Glenugie Estate workers protesting on 12 September 2022, to demand higher wages and lower daily work targets.

As we have read on the WSWS, the United Workers’ Union (UWU) is pushing the agreement as a “historic win,” which is a fallacy. On the contrary, the agreement is for a 4.5 percent wage increase per year, as against the workers’ initial demand of 8 percent and even the scaled-down demand of the UWU for 6 percent. We note that this pay increase, upheld by the UWU, is well below the official inflation rate in Australia, which has reached 7.3 percent, while essential goods, including food, have risen even higher.

We also see how workers in Australia have been hit by the deliberate policies of the Australian central bank for exorbitant interest rates which are forcing workers to cut spending to keep up with loan repayments and mortgages, while the wealthy enjoy higher yields from investments and savings. Amid these attacks, the UWU, acting on behalf of big business and the capitalist class as a whole, is trying to portray a real wage cut as a wage increase.

We would like to relate our own experience with the trade union bureaucracy in Sri Lanka, which has been much cruder, but similar in essence.

The Ceylon Workers Congress (CWC), the biggest trade union in the plantations, has not only repeatedly betrayed workers’ demands. It has also acted as an agent for management in the witch hunting of militant workers.

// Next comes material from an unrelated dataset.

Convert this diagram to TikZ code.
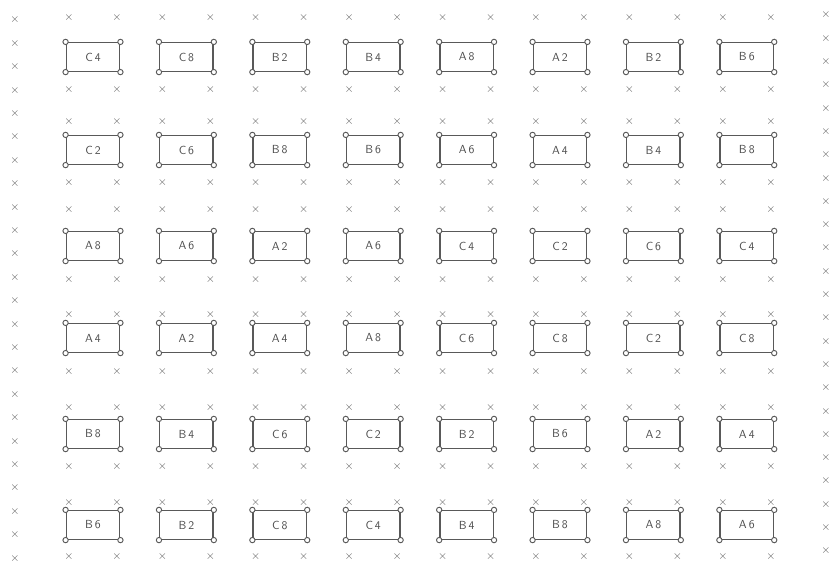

When Alton Estate workers went on strike to demand higher wages in February and March 2021, along with thousands of plantation workers across the island, the police arrested 22 of them on trumped-up charges. They were accused of physically harassing the estate manager and damaging his residence during a protest near the premises. A case has been filed against these workers in the Hatton magistrate’s court.

The CWC, which has a branch at the estate, collaborated directly with management and the police in the witch hunt against the workers, while the other smaller plantation unions maintained a guilty silence.

Understanding that the unions would take no action, Alton Estate management summarily sacked 38 workers over the strike action, later reinstating just four but without back pay.

We went through the harsh experiences of trade union betrayals and decided to organise our Glenugie Estate Workers’ Action Committee. With the formation of the action committee, we managed to organise workers’ demonstrations, and solidarity picket lines demanding reinstatement of the sacked Alton plantation workers and other burning demands. It is an ongoing struggle.

We urge our brothers and sisters in the Pampas factory to take matters into their own hands and form a rank-and-file committee, independent of the trade union apparatus which is working for corporate interests, and join us in the International Workers’ Alliance of Rank-and-File Committees.